Se as publicações de autor – desde fanzines a livros de artista – não são assim tão raras, a raridade reside na capacidade de criar um projecto de edição e de o afirmar dentro de um determinado contexto. Ao nível das publicações periódicas, de lógica e estética mais ou menos DIY, muitas são as que aparecem e logo desaparecem (a interessante Nexus foi um desses casos), outras as que se transmutam dando lugares a novos projectos ou identidades (penso ser, entre outros o caso, da Satélite Internacional, editada pelo colectivo A Língua que está na origem da Braço de Ferro), poucas são as publicações que atingem um inquestionável espaço de consolidação (Nada) e coerência (Voca). As publicações académicas, que podiam jogar aqui um papel importante, sejam ligadas a associações de estudantes ou centros de investigação, não têm revelado capacidade de inovação no nosso campo editorial, à excepção, recentemente, das publicações da ESAD de Matosinhos. Um caso flagrante é a Revista de Comunicação e Linguagens, editada pelo Centro de Estudos de Comunicação e Linguagens da Universidade Nova de Lisboa e Relógio d’Água, estimulante ao nível dos conteúdos mas desencorajante da leitura pelo seu formato e aspecto gráfico.
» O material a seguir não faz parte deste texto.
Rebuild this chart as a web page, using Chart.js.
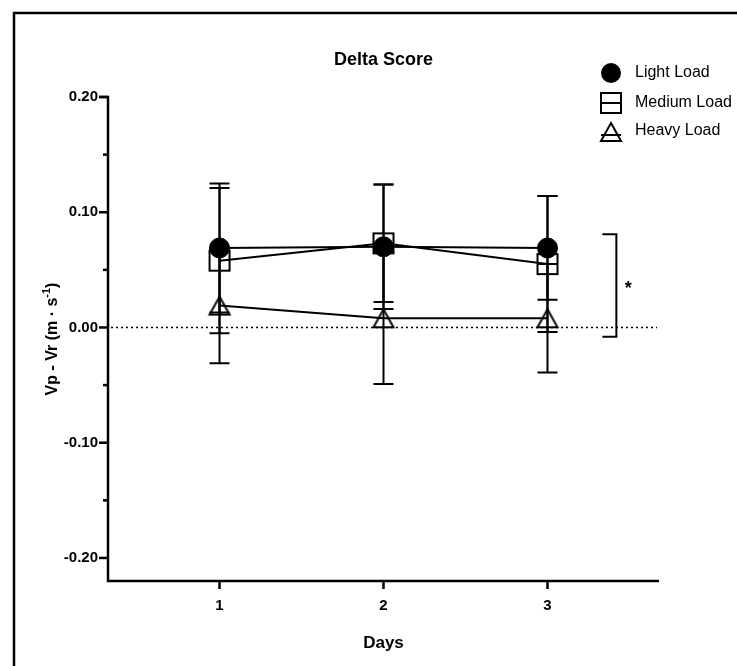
<!DOCTYPE html>
<html><head><meta charset="utf-8">
<script src="https://cdn.jsdelivr.net/npm/chart.js@4"></script>
<style>html,body{margin:0;padding:0;background:#fff;}</style>
</head><body>
<canvas id="c" width="737" height="666"></canvas>
<script>
// ---- data ----
const days = [1, 2, 3];
const seriesNames = ['Light Load', 'Medium Load', 'Heavy Load'];
const lightMean = [0.069, 0.070, 0.069];
const lightSD = [0.056, 0.054, 0.045];
const mediumMean = [0.058, 0.073, 0.055];
const mediumSD = [0.063, 0.051, 0.059];
const heavyMean = [0.019, 0.008, 0.008];
const heavySD = [0.050, 0.057, 0.047];
const yTicks = [-0.20, -0.10, 0.00, 0.10, 0.20];
const yMinorTicks = [-0.15, -0.05, 0.05, 0.15];
const refLine = [0];
const sigRange = [0.081, -0.008];
const sigLabel = '*';
const chartTitle = 'Delta Score';
const xTitle = 'Days';
const yTitleParts = ['Vp - Vr (m \u00B7 s', '-1', ')'];

const FONT = "'Liberation Sans', Arial, Helvetica, sans-serif";
Chart.defaults.font.family = FONT;
Chart.defaults.color = '#000';

function makeSquare() {
  const c = document.createElement('canvas'); c.width = 24; c.height = 24;
  const g = c.getContext('2d'); g.strokeStyle = '#000'; g.lineWidth = 2;
  g.strokeRect(2, 2, 20, 20); return c;
}
function makeTriangle() {
  const c = document.createElement('canvas'); c.width = 26; c.height = 26;
  const g = c.getContext('2d'); g.strokeStyle = '#000'; g.lineWidth = 2; g.lineJoin = 'miter';
  g.beginPath(); g.moveTo(13, 4); g.lineTo(23, 22); g.lineTo(3, 22); g.closePath(); g.stroke(); return c;
}
const sqImg = makeSquare();
const triImg = makeTriangle();

function pts(m) { return days.map((d, i) => ({ x: d, y: m[i] })); }

const datasets = [
  { label: seriesNames[0], data: pts(lightMean), sd: lightSD, pointStyle: 'circle', pointRadius: 10,
    pointBackgroundColor: '#000', pointBorderColor: '#000', pointBorderWidth: 1 },
  { label: seriesNames[1], data: pts(mediumMean), sd: mediumSD, pointStyle: sqImg, pointRadius: 10,
    pointBackgroundColor: 'rgba(0,0,0,0)', pointBorderColor: '#000' },
  { label: seriesNames[2], data: pts(heavyMean), sd: heavySD, pointStyle: triImg, pointRadius: 10,
    pointBackgroundColor: 'rgba(0,0,0,0)', pointBorderColor: '#000' }
].map(d => Object.assign({ borderColor: '#000', borderWidth: 2, fill: false, tension: 0, pointHoverRadius: 10 }, d));

const decor = {
  id: 'decor',
  beforeDraw(chart) {
    const ctx = chart.ctx;
    ctx.save();
    ctx.fillStyle = '#fff'; ctx.fillRect(0, 0, chart.width, chart.height);
    ctx.strokeStyle = '#000'; ctx.lineWidth = 2.5;
    ctx.strokeRect(14, 13, 900, 900);
    ctx.restore();
  },
  beforeDatasetsDraw(chart) {
    const { ctx, chartArea: a, scales: { x, y } } = chart;
    ctx.save();
    ctx.strokeStyle = '#000'; ctx.lineWidth = 1.5; ctx.setLineDash([2, 3]);
    refLine.forEach(v => {
      const py = y.getPixelForValue(v);
      ctx.beginPath(); ctx.moveTo(a.left + 3, py); ctx.lineTo(a.right - 2, py); ctx.stroke();
    });
    ctx.setLineDash([]);
    ctx.lineWidth = 2;
    chart.data.datasets.forEach(ds => {
      ds.data.forEach((p, i) => {
        const sd = ds.sd[i];
        const px = x.getPixelForValue(p.x);
        const t = y.getPixelForValue(p.y + sd), b = y.getPixelForValue(p.y - sd);
        ctx.beginPath();
        ctx.moveTo(px, t); ctx.lineTo(px, b);
        ctx.moveTo(px - 10, t); ctx.lineTo(px + 10, t);
        ctx.moveTo(px - 10, b); ctx.lineTo(px + 10, b);
        ctx.stroke();
      });
    });
    ctx.restore();
  },
  afterDraw(chart) {
    const { ctx, chartArea: a, scales: { x, y } } = chart;
    ctx.save();
    ctx.strokeStyle = '#000'; ctx.fillStyle = '#000';
    ctx.lineWidth = 2.5; ctx.lineJoin = 'miter'; ctx.lineCap = 'butt';
    ctx.beginPath();
    ctx.moveTo(a.left - 9, a.top); ctx.lineTo(a.left, a.top); ctx.lineTo(a.left, a.bottom); ctx.lineTo(a.right, a.bottom);
    ctx.stroke();
    yTicks.forEach(v => { const py = y.getPixelForValue(v); ctx.beginPath(); ctx.moveTo(a.left - 9, py); ctx.lineTo(a.left, py); ctx.stroke(); });
    yMinorTicks.forEach(v => { const py = y.getPixelForValue(v); ctx.beginPath(); ctx.moveTo(a.left - 5, py); ctx.lineTo(a.left, py); ctx.stroke(); });
    days.forEach(v => { const px = x.getPixelForValue(v); ctx.beginPath(); ctx.moveTo(px, a.bottom); ctx.lineTo(px, a.bottom + 8); ctx.stroke(); });
    ctx.lineWidth = 2;
    const bx = x.getPixelForValue(3.42);
    const bt = y.getPixelForValue(sigRange[0]), bb = y.getPixelForValue(sigRange[1]);
    ctx.beginPath(); ctx.moveTo(bx - 14, bt); ctx.lineTo(bx, bt); ctx.lineTo(bx, bb); ctx.lineTo(bx - 14, bb); ctx.stroke();
    ctx.font = 'bold 18px ' + FONT; ctx.textAlign = 'center'; ctx.textBaseline = 'middle';
    ctx.fillText(sigLabel, bx + 12, (bt + bb) / 2 + 4);
    ctx.font = 'bold 18px ' + FONT;
    ctx.fillText(chartTitle, (a.left + a.right) / 2, 60);
    ctx.font = 'bold 17px ' + FONT;
    ctx.fillText(xTitle, (a.left + a.right) / 2, 643);
    ctx.translate(53, (a.top + a.bottom) / 2);
    ctx.rotate(-Math.PI / 2);
    ctx.textAlign = 'left';
    const f1 = 'bold 16px ' + FONT, f2 = 'bold 11px ' + FONT;
    ctx.font = f1; const w1 = ctx.measureText(yTitleParts[0]).width; const w3 = ctx.measureText(yTitleParts[2]).width;
    ctx.font = f2; const w2 = ctx.measureText(yTitleParts[1]).width;
    let sx = -(w1 + w2 + w3) / 2;
    ctx.font = f1; ctx.fillText(yTitleParts[0], sx, 0); sx += w1;
    ctx.font = f2; ctx.fillText(yTitleParts[1], sx, -6); sx += w2;
    ctx.font = f1; ctx.fillText(yTitleParts[2], sx, 0);
    ctx.setTransform(1, 0, 0, 1, 0, 0);
    const lx = 611, rows = [73, 103, 131];
    ctx.lineWidth = 2;
    ctx.beginPath(); ctx.arc(lx, rows[0], 10, 0, Math.PI * 2); ctx.fill();
    ctx.strokeRect(lx - 10, rows[1] - 10, 20, 20);
    ctx.beginPath(); ctx.moveTo(lx - 10, rows[1]); ctx.lineTo(lx + 10, rows[1]); ctx.stroke();
    ctx.beginPath(); ctx.moveTo(lx, rows[2] - 8); ctx.lineTo(lx + 10, rows[2] + 10); ctx.lineTo(lx - 10, rows[2] + 10); ctx.closePath(); ctx.stroke();
    ctx.beginPath(); ctx.moveTo(lx - 10, rows[2] + 4); ctx.lineTo(lx + 10, rows[2] + 4); ctx.stroke();
    ctx.font = '16px ' + FONT; ctx.textAlign = 'left'; ctx.textBaseline = 'middle';
    seriesNames.forEach((n, i) => ctx.fillText(n, 635, rows[i]));
    ctx.restore();
  }
};

new Chart(document.getElementById('c'), {
  type: 'line',
  data: { datasets },
  options: {
    responsive: false, animation: false, events: [],
    layout: { padding: { top: 97, right: 78, left: 0, bottom: 0 } },
    plugins: { legend: { display: false }, title: { display: false }, tooltip: { enabled: false } },
    scales: {
      x: {
        type: 'linear', min: 0.32, max: 3.68,
        grid: { display: false, drawTicks: false }, border: { display: false },
        afterBuildTicks: s => { s.ticks = days.map(v => ({ value: v })); },
        afterFit: s => { s.height = 85; },
        ticks: { autoSkip: false, maxRotation: 0, padding: 16, color: '#000', font: { size: 15, weight: 'bold' }, callback: v => String(v) }
      },
      y: {
        type: 'linear', min: -0.22, max: 0.20,
        grid: { display: false, drawTicks: false }, border: { display: false },
        afterBuildTicks: s => { s.ticks = yTicks.map(v => ({ value: v })); },
        afterFit: s => { s.width = 108; },
        ticks: { autoSkip: false, padding: 10, color: '#000', font: { size: 15, weight: 'bold' }, callback: v => Number(v).toFixed(2) }
      }
    }
  },
  plugins: [decor]
});
</script>
</body></html>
Os postos de venda físicos para as publicações de autor são, em Portugal, muito escassos. Em Lisboa, são incontornáveis a Carpe Diem, a Ler Devagar, a Trama, a Matéria Prima e a Bulhosa; no Porto a Inc., a Leitura de Serralves, a Matéria Prima e a Gesto; estas publicações tendem a não chegar ao resto do pais, salvo uma ou duas excepções como a Arquivo em Leiria. Em algumas destas livrarias conseguimos encontrar o livro de Nuno Coelho e Adam Kershaw Uma terra sem gente para gente sem terra, desenhado, escrito e editado pelos autores; a recente edição da Pierre von Kleist de Lisboa, Cidade Triste e Alegre; as edições da Chroma, editora independente sediada em Londres à qual está ligado André Cepeda; alguns números da Big Odes; livros de artista editados pela Inc.; publicações da Imprensa Canalha e da Oficina do Cego e uma série de outras publicações de espírito zine com o selo da Asa Negra, da Arga Varga, da Averno, da Associação Chili Com Carne ou da editora Mula Alada. A, já referida, livraria itinerante A Estante, com um catálogo de cerca de uma centena de títulos, para além de, gradualmente, se afirmar com uma referência enquanto posto físico de venda de publicações independentes funciona como uma microtopia, para usar a expressão de Bourriaud, um espaço relacional.
A Oficina do Cego – Associação de Artes Gráficas, projecto dinamizado pelo ilustrador José Feitor da Imprensa Canalha, é um bom exemplo da existência de uma “cena alternativa” no campo da edição em Portugal e do seu modelo de funcionamento. A Oficina do Cego recupera, parcialmente, recursos e fundamentos da antiga Oficina Tipográfica, Calcográfica e Literária do Arco do Cego, activa na passagem do século XVIII para o século XIX, que conjugava meios necessários à pré-impressão, impressão e pós-impressão. A exigência do seu plano editorial deu origem à criação da Aula de Gravura, um espaço de formação onde se aprendia fazendo. A Oficina do Cego visa recuperar esse papel, actualizando-o no contexto contemporâneo, de responder à necessidade de juntar esforços no domínio das artes gráficas de carácter autoral, criando uma plataforma capaz de reunir meios, recursos, conhecimentos e motivações que através da edição, do seu ensino, experimentação, critica e produção, contribua activamente para a transformação cultural.
A estas práticas – colaborativas, participativas e abertas – chamei, num outro texto, de práticas de vanguarda do design contemporâneo. Olhando para o campo editorial português não tenho dúvidas acerca da existência de um espaço de retaguarda e de um espaço de vanguarda, de um contexto que procura a sua legitimação e de um contexto que procura a sua transformação. Por isso, apesar das limitações e resistências, falar em edição independente em Portugal implica seguramente mais do que evocar uma possibilidade.